Renée Fleming ovationnée à la Philharmonie de Paris
Même semaine que son récital à l'Opéra de Bordeaux, même triomphe pour Renée Fleming à la Philharmonie de Paris, dans un programme pourtant entièrement différent, une nouvelle illustration de la richesse vertigineuse de son répertoire (une qualité des artistes américains à la formation vaste, et dont les vedettes lyriques ne s'interdisent nullement de briller à Broadway ou au cinéma). Si Bordeaux avait paru ébloui par un éventail de styles (Brahms, création, cinéma, Italie, opérette et music-hall) avec le piano d'Hartmut Höll, Paris est emporté par le romantisme d'un programme orchestral. Le dialogue entre la soprano américaine et l'Orchestre de Paris est à l'image du programme, dialogue de part et d'autre de la Manche, du XIXe et XXe siècle entre Sinfonia da requiem (Benjamin Britten) et Symphonie n°5 (Beethoven), de part et d'autre des mêmes siècles et de l'Atlantique Knoxville, Summer of 1915 (l'opus de Samuel Barber faisant son entrée au répertoire de la phalange orchestrale) et des Lieder orchestrés de Schubert. D'autres liens encore se croisent : Sinfonia da Requiem de Britten est dédié "À la mémoire de mes parents", Knoxville au père de Barber. La Truite de Schubert est ici donnée dans la version orchestrée par Britten.

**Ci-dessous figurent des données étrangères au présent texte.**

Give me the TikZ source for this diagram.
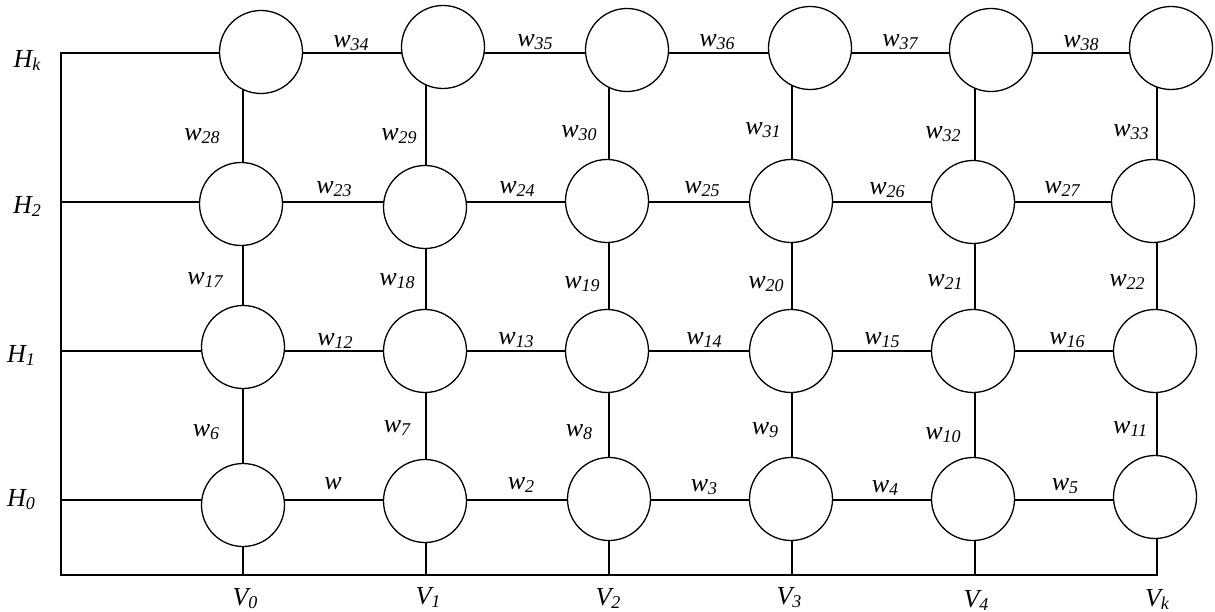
\documentclass[tikz,border=0pt]{standalone}
\usepackage{fontspec}
\setmainfont{Liberation Serif}
\usetikzlibrary{backgrounds}
\newcommand{\lbl}[2]{{\fontsize{26}{26}\selectfont\itshape #1\raisebox{-3pt}{\fontsize{18}{18}\selectfont #2}}}
\begin{document}
\begin{tikzpicture}[x=1pt,y=-1pt,
  cell/.style={circle,draw,fill=white,line width=1.3pt,minimum size=83pt,inner sep=0pt},
  wire/.style={line width=1.3pt,line join=miter},
  lab/.style={inner sep=0pt}]
\useasboundingbox (0,0) rectangle (1215,612);
% circles
\node[cell] (k0) at (261,52) {};
\node[cell] (k1) at (443,47) {};
\node[cell] (k2) at (627,50) {};
\node[cell] (k3) at (810,48) {};
\node[cell] (k4) at (991,50) {};
\node[cell] (k5) at (1171,48) {};
\node[cell] (a0) at (241,204) {};
\node[cell] (a1) at (425,207) {};
\node[cell] (a2) at (607,201) {};
\node[cell] (a3) at (791,201) {};
\node[cell] (a4) at (973,202) {};
\node[cell] (a5) at (1153,201) {};
\node[cell] (c0) at (243,347) {};
\node[cell] (c1) at (425,351) {};
\node[cell] (c2) at (607,351) {};
\node[cell] (c3) at (791,351) {};
\node[cell] (c4) at (973,351) {};
\node[cell] (c5) at (1155,351) {};
\node[cell] (d0) at (243,505) {};
\node[cell] (d1) at (425,501) {};
\node[cell] (d2) at (609,499) {};
\node[cell] (d3) at (791,499) {};
\node[cell] (d4) at (973,499) {};
\node[cell] (d5) at (1155,497) {};
% frame coordinates
\coordinate (hk) at (61,53);
\coordinate (h2) at (61,202);
\coordinate (h1) at (61,351);
\coordinate (h0) at (61,500);
\coordinate (corner) at (61,575);
\coordinate (b0) at (243,575);
\coordinate (b1) at (426,575);
\coordinate (b2) at (609,575);
\coordinate (b3) at (792,575);
\coordinate (b4) at (975,575);
\coordinate (b5) at (1157,575);
\begin{scope}[on background layer]
\draw[wire] (hk -| k5) -- (hk) -- (corner) -- (b5) -- (b5 |- k5);
\draw[wire] (h2) -- (h2 -| a5);
\draw[wire] (h1) -- (h1 -| c5);
\draw[wire] (h0) -- (h0 -| d5);
\draw[wire] (b0) -- (b0 |- k0);
\draw[wire] (b1) -- (b1 |- k1);
\draw[wire] (b2) -- (b2 |- k2);
\draw[wire] (b3) -- (b3 |- k3);
\draw[wire] (b4) -- (b4 |- k4);
\end{scope}
% row / column labels
\node[lab] (Hk) at (27,60) {\lbl{H}{k}};
\node[lab] (H2) at (27,206) {\lbl{H}{2}};
\node[lab] (H1) at (21,355) {\lbl{H}{1}};
\node[lab] (H0) at (21,500) {\lbl{H}{0}};
\node[lab] (V0) at (245,599) {\lbl{V}{0}};
\node[lab] (V1) at (428,597) {\lbl{V}{1}};
\node[lab] (V2) at (608,598) {\lbl{V}{2}};
\node[lab] (V3) at (789,598) {\lbl{V}{3}};
\node[lab] (V4) at (976,600) {\lbl{V}{4}};
\node[lab] (Vk) at (1157,599) {\lbl{V}{k}};
% weight labels
\node[lab] (w34) at (351,43) {\lbl{w}{34}};
\node[lab] (w35) at (535,42) {\lbl{w}{35}};
\node[lab] (w36) at (717,42) {\lbl{w}{36}};
\node[lab] (w37) at (900,42) {\lbl{w}{37}};
\node[lab] (w38) at (1081,43) {\lbl{w}{38}};
\node[lab] (w28) at (202,136) {\lbl{w}{28}};
\node[lab] (w29) at (399,136) {\lbl{w}{29}};
\node[lab] (w30) at (579,133) {\lbl{w}{30}};
\node[lab] (w31) at (763,130) {\lbl{w}{31}};
\node[lab] (w32) at (943,134) {\lbl{w}{32}};
\node[lab] (w33) at (1131,132) {\lbl{w}{33}};
\node[lab] (w23) at (334,189) {\lbl{w}{23}};
\node[lab] (w24) at (517,189) {\lbl{w}{24}};
\node[lab] (w25) at (702,189) {\lbl{w}{25}};
\node[lab] (w26) at (887,190) {\lbl{w}{26}};
\node[lab] (w27) at (1062,189) {\lbl{w}{27}};
\node[lab] (w17) at (205,280) {\lbl{w}{17}};
\node[lab] (w18) at (397,281) {\lbl{w}{18}};
\node[lab] (w19) at (582,284) {\lbl{w}{19}};
\node[lab] (w20) at (766,284) {\lbl{w}{20}};
\node[lab] (w21) at (945,282) {\lbl{w}{21}};
\node[lab] (w22) at (1127,282) {\lbl{w}{22}};
\node[lab] (w12) at (335,341) {\lbl{w}{12}};
\node[lab] (w13) at (516,340) {\lbl{w}{13}};
\node[lab] (w14) at (704,340) {\lbl{w}{14}};
\node[lab] (w15) at (882,340) {\lbl{w}{15}};
\node[lab] (w16) at (1067,340) {\lbl{w}{16}};
\node[lab] (w6) at (206,432) {\lbl{w}{6}};
\node[lab] (w7) at (397,428) {\lbl{w}{7}};
\node[lab] (w8) at (579,432) {\lbl{w}{8}};
\node[lab] (w9) at (765,430) {\lbl{w}{9}};
\node[lab] (w10) at (943,435) {\lbl{w}{10}};
\node[lab] (w11) at (1130,429) {\lbl{w}{11}};
\node[lab] (w1) at (333,485) {\lbl{w}{}};
\node[lab] (w2) at (521,485) {\lbl{w}{2}};
\node[lab] (w3) at (704,487) {\lbl{w}{3}};
\node[lab] (w4) at (885,488) {\lbl{w}{4}};
\node[lab] (w5) at (1065,486) {\lbl{w}{5}};
\end{tikzpicture}
\end{document}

Renée Fleming s’imprègne de chaque introduction instrumentale, rhapsodique ou lyrique, grave ou enfantine, ce qui lui permet de rendre une voix cristalline aux aigus aériens, ou bien un vibrato plus prononcé (mais qu’elle sait estomper), de presque danser ou de creuser des sons graves poitrinés, toujours au plus près du texte, jusqu’à la voix parlée si besoin. La ligne sais filer une mélancolie poignante et nostalgique, aussi bien que marquer par des envolées lyriques paroxystiques avec l’orchestre (passion de la famille exprimée sur "mother, father" chez Barber). Le bonheur est patent, le sourire constamment dardant ou clairement saillant, bondissant et même contagieux sur La truite de Schubert (ce qui ne retient nullement la suavité d'une vocalité aérienne, ni l'intensité dramatique de Marguerite au rouet avec ses notes vibrantes prises par en-dessous).
L’Orchestre de Paris dirigé par Jaap van Zweden propose une grande cohérence sonore à travers les opus et les styles, à commencer par les dialogues rythmiques et mélodiques du Summer of 1915. La Sinfonia da Requiem est justement interprétée comme une Messe des morts sans paroles (soli remarqués sur Lacrimosa, énergique virtuosité du Dies Iræ, douceur inquiète du Requiem æternam). L’accompagnement des Lieder, tel un long sostenuto peut ainsi mener à la Symphonie n°5, certes sans paroles, mais où la présence de Renée Fleming se fait encore sentir, le lyrisme des instruments résonnant avec les échos de celui déployé précédemment par la chanteuse. Les applaudissements ardents du public réunissant le tout.